Büyüklerinizi ve öğretmenlerinizi sayın, arkadaşlarınızı sevin! Kimseyle kırıcı münakaşa ve kavga etmeyin! Çünkü ahlâk kuralları ve çevreye uyum bilgi öğrenmekten daha üstündür. Uysal ve iyi huylu olmanın sizi daha çok yücelteceğini başarınızı artıracağını bilin!

Derslerinize bir ibadet ciddiyetiyle çalışın! Sizlerin iyi kalpli ve derin bilgili kimseler olarak yetişmenize o kadar çok ihtiyacımız var ki! Başarılarınızın, aileniz ve yakınlarınızı ne kadar mutlu ve kıvançlı edeceğini daima düşünün!
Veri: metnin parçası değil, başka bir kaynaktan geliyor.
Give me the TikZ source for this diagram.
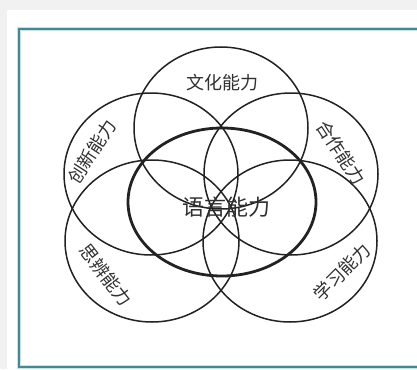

Arkadaşlarınıza dersler ve diğer konularda yardıma koşun. Bunu yaparsanız siz de Allah'ın yardımına mazhar olursunuz.

Eve dönünce o gün öğrendiklerinizi ve yazdıklarınızı kısaca gözden geçirin, böylece konuları daha kolay ve kuvvetli bellemiş olursunuz. Daha sonra hemen ertesi günün ödevlerini yapmaya geçin, işinizi sonraya tehire alışmayın.

Gece televizyon programlarının tahsilinizin en büyük düşmanı olduğunu hiç unutmayın. İyi dinlemek, sabah erken kalkmak için yatsı namazını kılar kılmaz hemen yatmayı tercih edin.

Bilmem siz ne diyecek, ne kadarını başarabileceksiniz? Uygulaması bazı kişilere zor gelebilir, ama bu tavsiyeler, doğru güzel ve denenmiş kurallardır; iradenizi kullanıp bunları uygulayabilirseniz inşâallah ilerde gerçekten üstün, saygıdeğer, başarılı kişiler olmanızı sağlayacaktır.

Hepinizi candan kutlar, öncelikle bu öğretim yılınızın sonra da tüm tahsil hayatınızın çok üstün başarılı ve yararlı olmasını temenni eder, dünya ve ahirette mutluluk ve esenliğe ermeniz dileklerimle gözlerinizden öperim.